Nabil Yacoub – das zweite Zitat –, der seit über 30 Jahren bei uns lebt: „Weltoffenheit ist nicht nur eine Öffnung nach außen. Sie erfordert vor allem eine Öffnung nach innen. Das heißt die Anerkennung von Vielfalt, die Anerkennung anderer Kulturen und die Akzeptanz der kulturellen Freiheit. Das heißt das Grundrecht auf die Wahl der Lebensinhalte innerhalb unseres anerkannten demokratischen Rechtssystems.“ In Berlin nennt man das Großstadtkompetenz. Wir nennen es in Sachsen „Willkommensgesellschaft“.

(Beifall bei der SPD)

Bischof a. D. Joachim Reinelt brachte es vielleicht noch einfacher auf den Punkt: „Ein weltoffenes Sachsen“ – ist er noch im Amt? –

(Staatsminister Prof. Dr. Roland Wöller: Er ist noch im Amt!)

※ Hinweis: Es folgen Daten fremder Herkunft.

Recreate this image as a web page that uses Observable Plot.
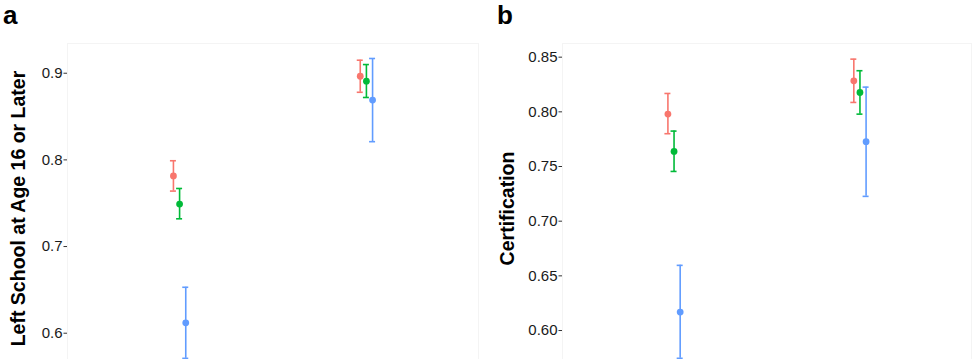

Okay. Vergessen Sie das „a. D.“!

„steht für eine Gastfreundschaft und Offenheit allen Menschen gegenüber.“ Dem kann man nichts hinzufügen.

Ich möchte zum Abschluss mit Freude berichten: Der langjährige Fall Daniel, den ich beschrieben habe, ist heute gelöst. Daniel lebt heute glücklich mit seiner Frau in Dresden dank des Engagements des Innenministeriums, der Stadt Dresden und des Bundeskanzleramtes. Gewinnen wir mehr Menschen in Sachsen für Weltoffenheit, machen wir aus den heute schon 56 % Weltoffenen satte 85 %!

Vielen Dank.

(Beifall bei der CDU, den LINKEN, der SPD, der FDP und den GRÜNEN)

Gehen wir in die Fraktionen. Es beginnt Herr Abg. Hartmann, CDUFraktion.

Sehr geehrte Frau Präsidentin! Meine sehr geehrten Damen und Herren! Der Jahresbericht 2010 des Ausländerbeauftragten des Freistaates

Sachsen liegt vor, umfänglich und, wie ich denke, insgesamt sehr gut gelungen. Insoweit gehört der Arbeit von Martin Gillo unser herzlicher Dank. Das sage ich auch im Namen meiner Fraktion.